To accurately determine these statistical measures, we first arrange the data points in ascending order:
12, 12, 13, 13, 14, 14, 14, 16, 19
There are 9 data points in total.
Calculating the Mean
The mean, often referred to as the average, is calculated by summing all the values in a data set and then dividing by the total count of values.
- Sum of values: 12 + 12 + 13 + 13 + 14 + 14 + 14 + 16 + 19 = 127
- Number of values (n): 9
- Mean Calculation: Sum / n = 127 / 9
The exact mean is 127/9, which can be expressed as a repeating decimal approximately 14.11 (14.111...).
Determining the Median
The median represents the middle value in a data set when the values are arranged in ascending or descending order. If the data set contains an odd number of values, the median is the single middle value. If it contains an even number, the median is the average of the two central values.
- Ordered data: 12, 12, 13, 13, 14, 14, 14, 16, 19
- Position of median: For a data set with 9 points, the median is the ((9 + 1) / 2) = 5th value.
- Median value: Counting five positions from the beginning of the ordered list, the 5th value is 14.
Identifying the Mode
The mode is the value that appears most frequently within a data set. A data set can have one mode (unimodal), multiple modes (multimodal), or no mode if all values occur with the same frequency.

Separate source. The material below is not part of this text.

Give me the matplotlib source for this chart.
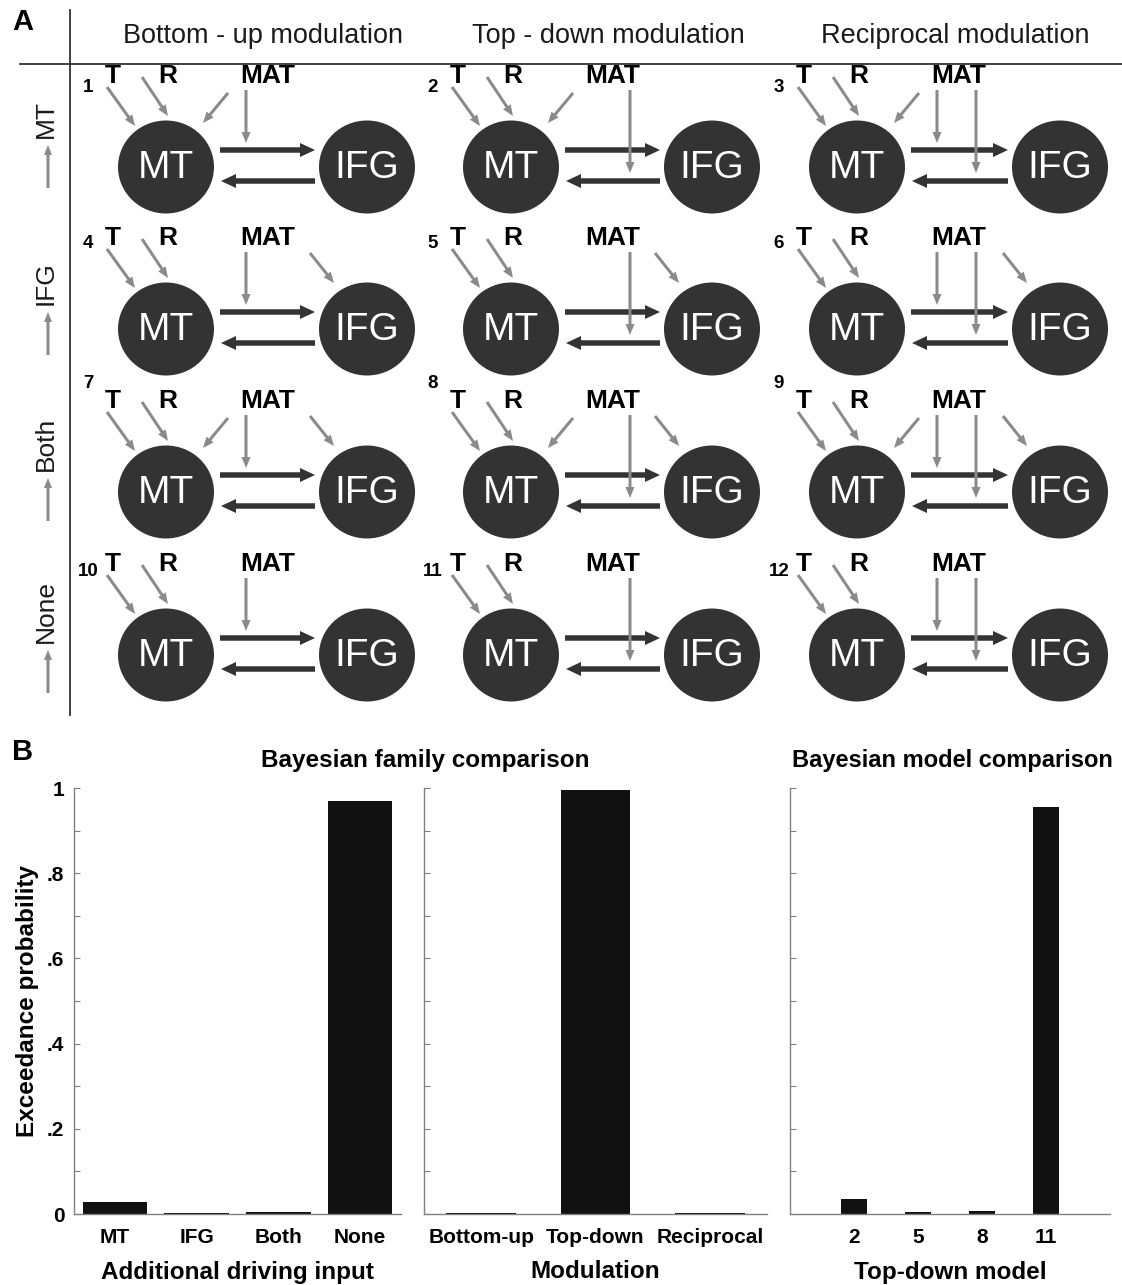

- Count occurrences of each value in the ordered data:
- 12 appears 2 times
- 13 appears 2 times
- 14 appears 3 times
- 16 appears 1 time
- 19 appears 1 time
- Most frequent value: The number 14 occurs 3 times, which is more frequently than any other number in the set.
Summary of Results
Here's a concise overview of the calculated measures for the given data set:
| Measure | Value |
|---|---|
| Mean | 127/9 (≈14.11) |
| Median | 14 |
| Mode | 14 |
As shown by the calculations, both the median and the mode of this specific data set are 14.